Reddiye YEDİ: Türkiye'de ve dünyada Fatih Terim bir marka haline gelmişken başka ne diyebilir. Tabii ki kendisine ait olan markayı kullanacak. Herkes "Fatih Terim, Fatih Terim" derken o ne diyecek? Bu, Rahmi Koç'a "Arçelik" demeyi yasaklamaya benziyor!

Nefret SEKİZ: Dışarıda, içeride bilen bilmeyen herkesin basbayağı "Mistik olay" olarak yorumladıkları tuhaf bir galibiyetin ardından "Kabaramazsın kel Fatma" oyunu oynadığı için.

Reddiye SEKİZ: Eğer olay mistik bir olaysa ve bu mistik olayın kahramanı Fatih Terim'se Fatih Terim'i sağlığında hemen aziz ilan etmeliyiz. Ölmeden önce de türbesi için şimdiden hazırlık yapmalıyız. Komik Ahmet Hakan, çok komik...

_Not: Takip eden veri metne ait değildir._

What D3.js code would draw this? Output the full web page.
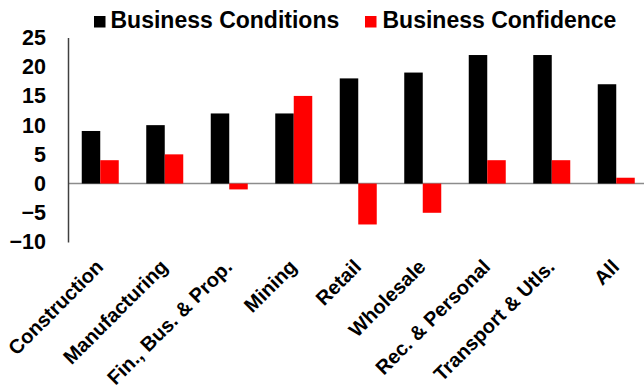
<!DOCTYPE html>
<html>
<head>
<meta charset="utf-8">
<script src="https://cdn.jsdelivr.net/npm/d3@7/dist/d3.min.js"></script>
<style>
  html, body { margin: 0; padding: 0; background: #fff; }
  svg { display: block; font-family: "Liberation Sans", Arial, sans-serif; font-weight: bold; }
</style>
</head>
<body>
<svg id="chart" width="644" height="391"></svg>
<script>
// Sector survey results
const categories = ["Construction", "Manufacturing", "Fin., Bus. & Prop.", "Mining", "Retail",
                    "Wholesale", "Rec. & Personal", "Transport & Utls.", "All"];
const seriesNames = ["Business Conditions", "Business Confidence"];
const conditions = [9, 10, 12, 12, 18, 19, 22, 22, 17];
const confidence = [4, 5, -1, 15, -7, -5, 4, 4, 1];
const yTicks = [-10, -5, 0, 5, 10, 15, 20, 25];
const colors = ["#000000", "#ff0000"];

const svg = d3.select("#chart");

const x = d3.scaleBand().domain(categories).range([68, 648.5]).padding(0);
const xs = d3.scaleBand().domain(seriesNames).range([0, 37]).padding(0);
const y = d3.scaleLinear().domain([-10, 25]).range([242, 37.5]);

const rows = categories.map((c, i) => ({ cat: c, vals: [conditions[i], confidence[i]] }));

// zero line
svg.append("line")
  .attr("x1", 68).attr("x2", 644)
  .attr("y1", y(0)).attr("y2", y(0))
  .attr("stroke", "#8c8c8c").attr("stroke-width", 1.5);

// bars
const groups = svg.append("g").selectAll("g").data(rows).join("g")
  .attr("transform", d => `translate(${x(d.cat) + x.bandwidth() / 2 - 18.5},0)`);

groups.selectAll("rect")
  .data(d => d.vals.map((v, k) => ({ key: seriesNames[k], v, k })))
  .join("rect")
  .attr("x", d => xs(d.key))
  .attr("width", xs.bandwidth())
  .attr("y", d => y(Math.max(0, d.v)))
  .attr("height", d => Math.abs(y(d.v) - y(0)))
  .attr("fill", d => colors[d.k]);

// y axis
const yAxis = svg.append("g")
  .attr("transform", "translate(68,0)")
  .call(d3.axisLeft(y).tickValues(yTicks).tickSize(0).tickPadding(22).tickFormat(d3.format("d")));
yAxis.select(".domain").attr("stroke", "#404040").attr("stroke-width", 1.5);
yAxis.selectAll("text")
  .attr("font-size", 21.5).attr("font-weight", "bold").attr("fill", "#000")
  .attr("font-family", "'Liberation Sans', Arial, sans-serif");

// x category labels, rotated
svg.append("g").selectAll("text").data(categories).join("text")
  .attr("transform", d => `translate(${x(d) + x.bandwidth() / 2 - 6},258) rotate(-45)`)
  .attr("text-anchor", "end")
  .attr("dy", "0.72em")
  .attr("font-size", 20)
  .attr("fill", "#000")
  .text(d => d);

// legend
const legendPos = [{ sx: 94, tx: 110.5 }, { sx: 365, tx: 382.5 }];
const legend = svg.append("g").selectAll("g").data(seriesNames).join("g");
legend.append("rect")
  .attr("x", (d, i) => legendPos[i].sx).attr("y", 16)
  .attr("width", 11.5).attr("height", 11.5)
  .attr("fill", (d, i) => colors[i]);
legend.append("text")
  .attr("x", (d, i) => legendPos[i].tx).attr("y", 28)
  .attr("font-size", 23).attr("fill", "#000")
  .text(d => d);
</script>
</body>
</html>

Evet, futbolun adaleti yoktur denir. Bir takım çok iyi oynar. Şutlar direklerden döner, kaleciye çarpar, bir türlü gol olmaz. Buna karşılık karşı takım tek bir atağında uyduruk bir gol atar ve galip gelir. Bu extrem bir olaydır. Ben futbolun kendince adaleti olduğuna inanıyorum.

Çek maçında, sadece gollerin atıldığı son 15 dakikada değil, tümüyle ikinci yarıda, birinci yarıyla hiç ilgisi omayan bir milli takım vardı sahada. Bu değişikliğin sebebi neydi acaba? Devre arası birinci yarıda hiçbir varlık gösteremeyen Semih çıkartılmış ve Sabri alınmıştı oyuna. Daha da önemlisi Terim soyunma odalarında oyuncularını okuyup üflemişti. Yani "Mistik"lik soyunma odalarında olmuştu! "Korkmayın, yenilirseniz de yenilin" demişti oyuncularına. Terim'in büyüleyici başkaca sözleri ve tavırlarıyla oyuncular ikinci yarıya fırtına gibi girdiler. Hele 2-2 olduktan sonra bile Terim'in, tam da kendini kurtarmışken, penaltılarda kaybetse bile "Şansa kaybettik" deme durumu varken, sanki yenikmiş gibi oyuncularına "ileri ileri" diye işaret etmesi ve bu ateşlemeyle 3. golün gelmesi futbolun adaleti değil midir?

Maçtan sonra kendisine "2-2 olmuşken neden ileri ileri dediniz diye sorulduğunda "Bilmem, ben kendimde değildim" diyecek kadar maça konsantre olmuştu Terim... Demek ki sadece oyuncularını transa sokmuyor, kendisi de transa giriyor.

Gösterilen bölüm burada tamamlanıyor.